Yun Taejun, Unspeakable, 2025 © Yun Taejun

Thus, Yun Taejun’s work reveals how the images that proliferate within today’s digital environment are generated and circulated at the boundary between reality and virtuality, while also examining the modes of perception and sensation that operate through these processes.

Traversing the boundaries between reality and illusion, materiality and immateriality, and the body and the digital world, his practice proposes new sensory experiences that connect physical reality with digital space.

“Photography is no longer a physically completed and fixed object; it is now stored as fluid data awaiting assembly and alteration. If images in the age of film were photographs that served as evidence of truth, images in the digital age must be understood as information, data, and material for manipulation.

We should no longer read contemporary photographs as manifestations of truth. Rather, they should be understood as collections of data that merely perform visual resemblance—a ‘dense mirage’ floating without substance.” (Yun Taejun, Artist’s Note)


Artist Yun Taejun © Yun Taejun

Yun Taejun studied Photography at Chung-Ang University and received his MFA in Fine Art Photography at its graduate school. His solo exhibitions include 《Water Photoautomat》 (Space DDF, Gwangju, 2024), 《Middle Turn》 (Space X Shift, Seoul, 2021), and 《Will We Live on Stones in the Future?》 (Ilhyun Museum Eulji Space, Seoul, 2018).

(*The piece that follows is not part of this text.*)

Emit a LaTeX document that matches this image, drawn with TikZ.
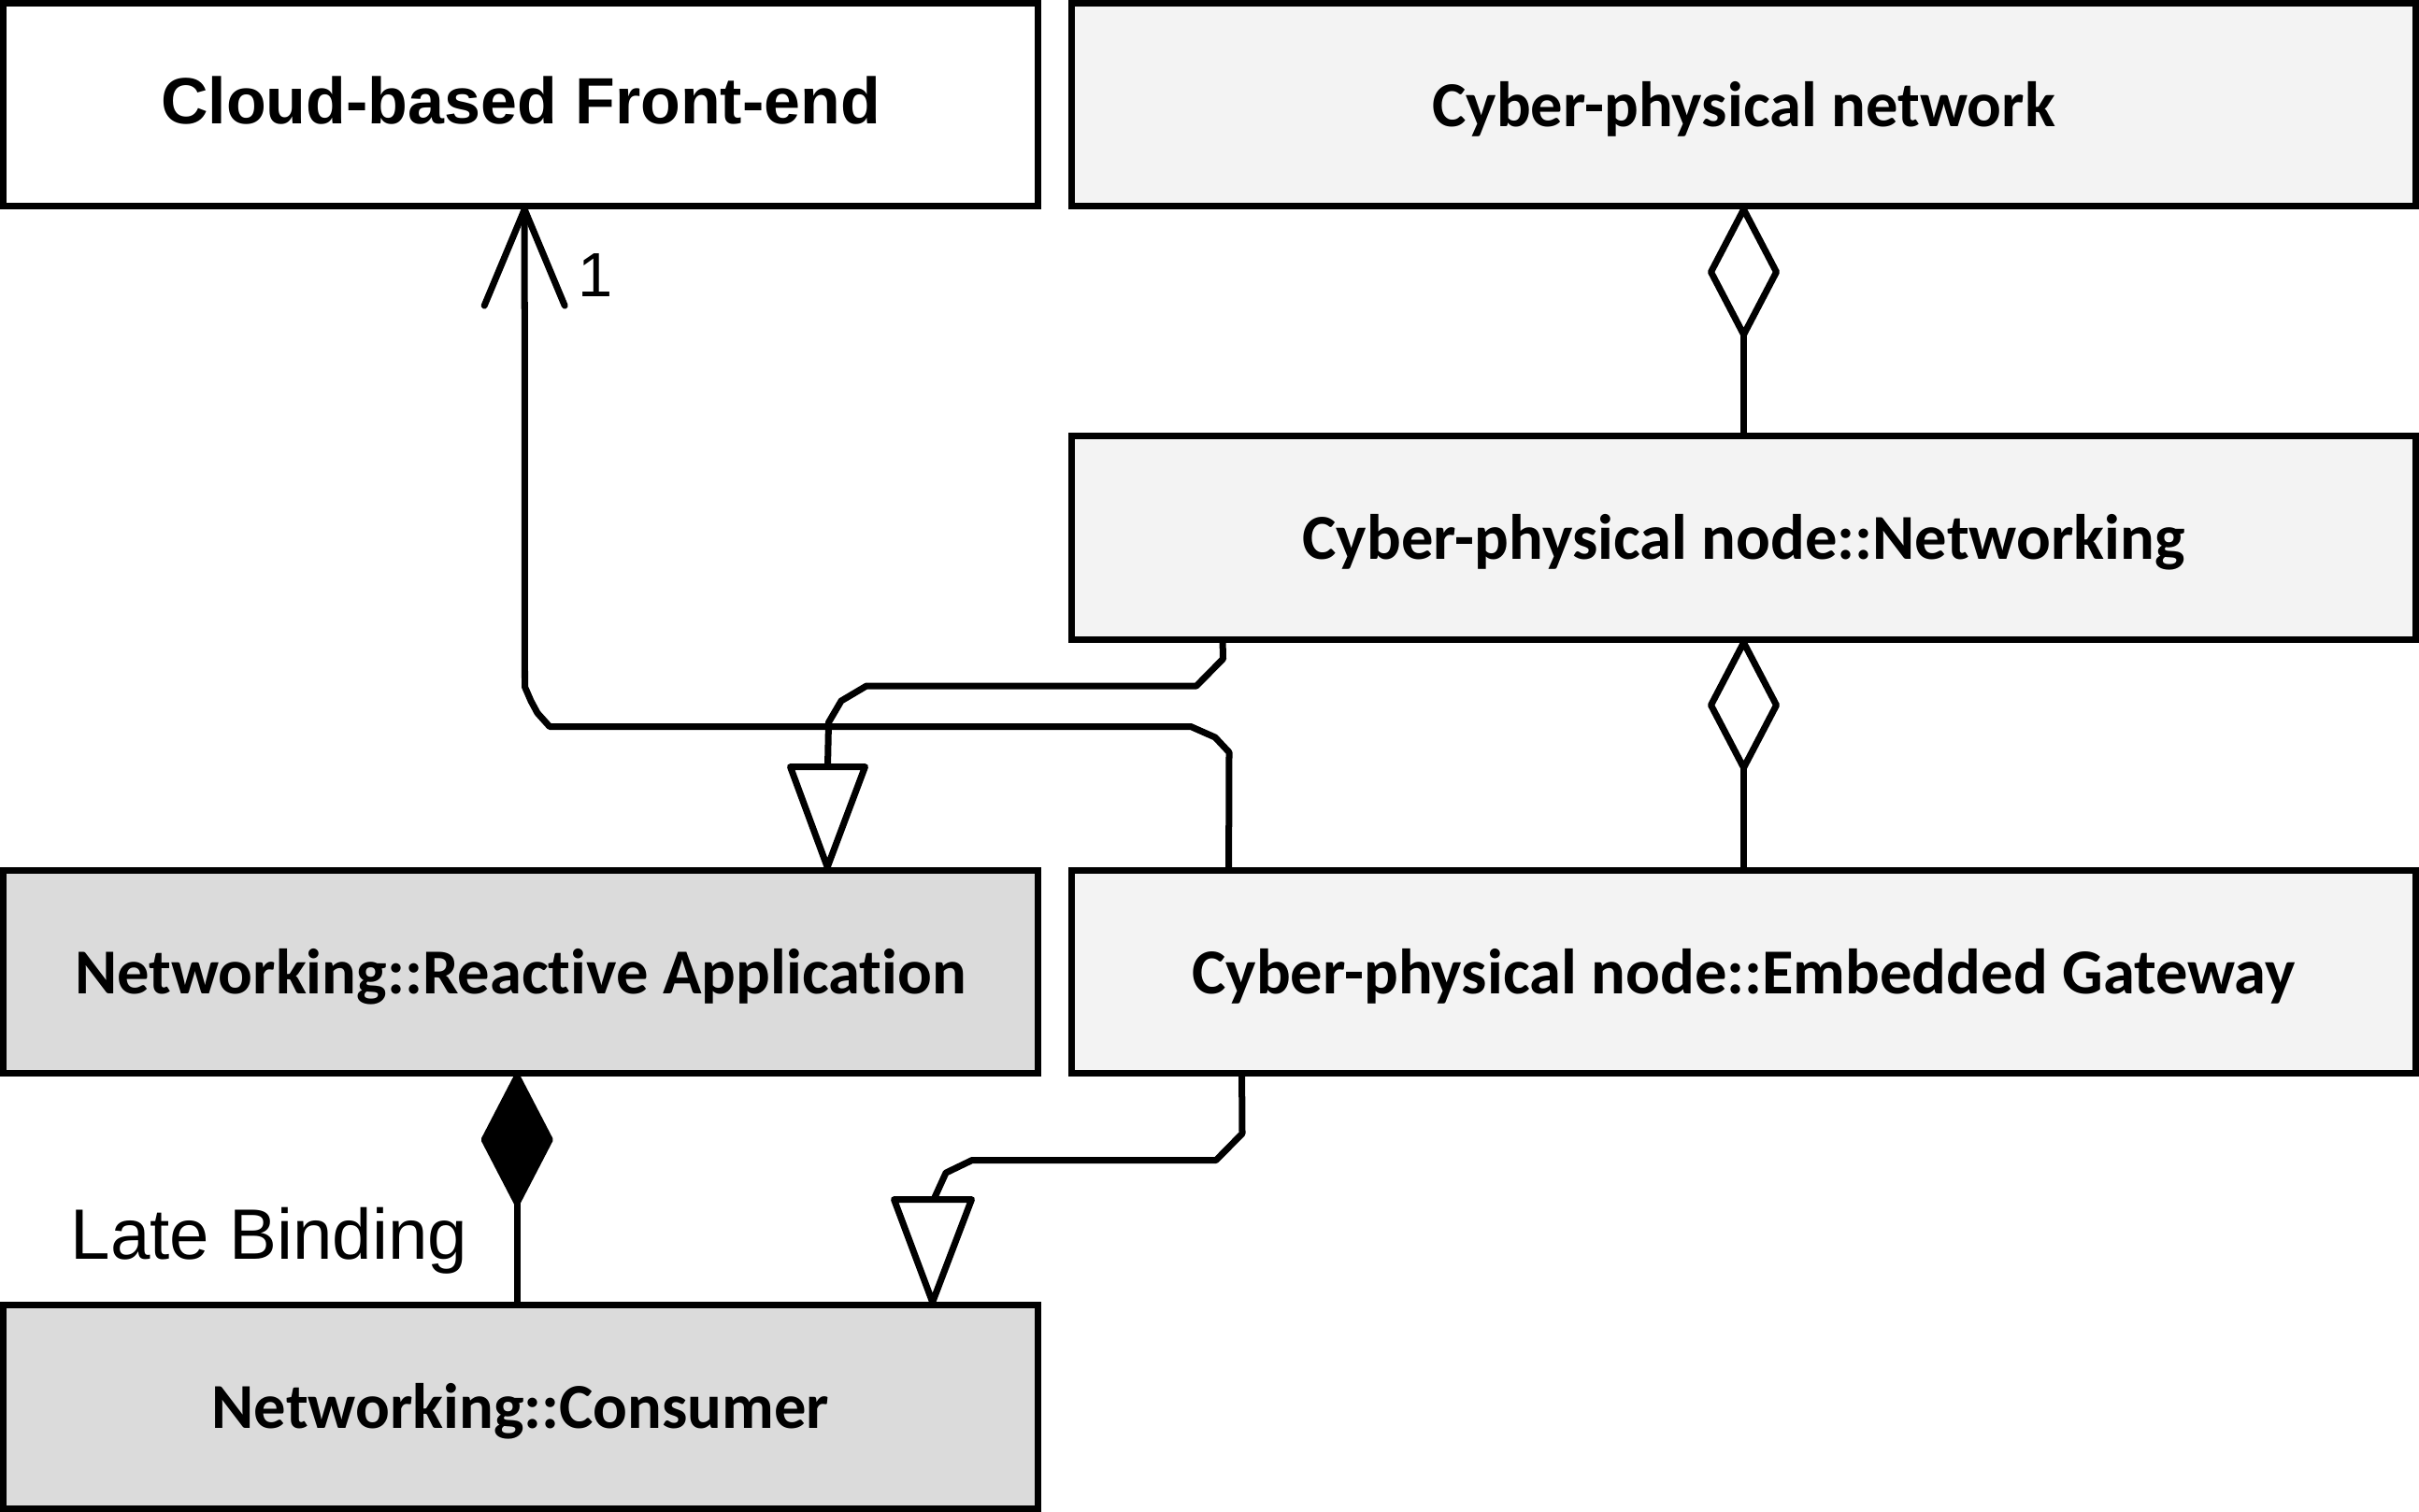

He has also participated in numerous group exhibitions, including 2026 SePF 《Come Back Home》 (Photography Seoul Museum of Art, Seoul, 2026), 《Technically Speaking》 (Space DDF, Gwangju, 2025), the 14th Gwangju Biennale (Swiss Pavilion, Gwangju, 2023), 《Where Are We Now?》 (Sungkok Art Museum, Seoul, 2022), 《Calling》 (d/p, Seoul, 2021), 《Interro-gative Sentence》 (CAN Foundation, Seoul, 2020), and 《2017 Community Art: Annyeonghaseyo》 (Buk-Seoul Museum of Art, Seoul, 2017).

Yun Taejun was selected as a finalist for the 26/27 MH Talent Portfolio organized by the Museum Hanmi and currently serves as a professor in the Department of Photography at Gwangju University.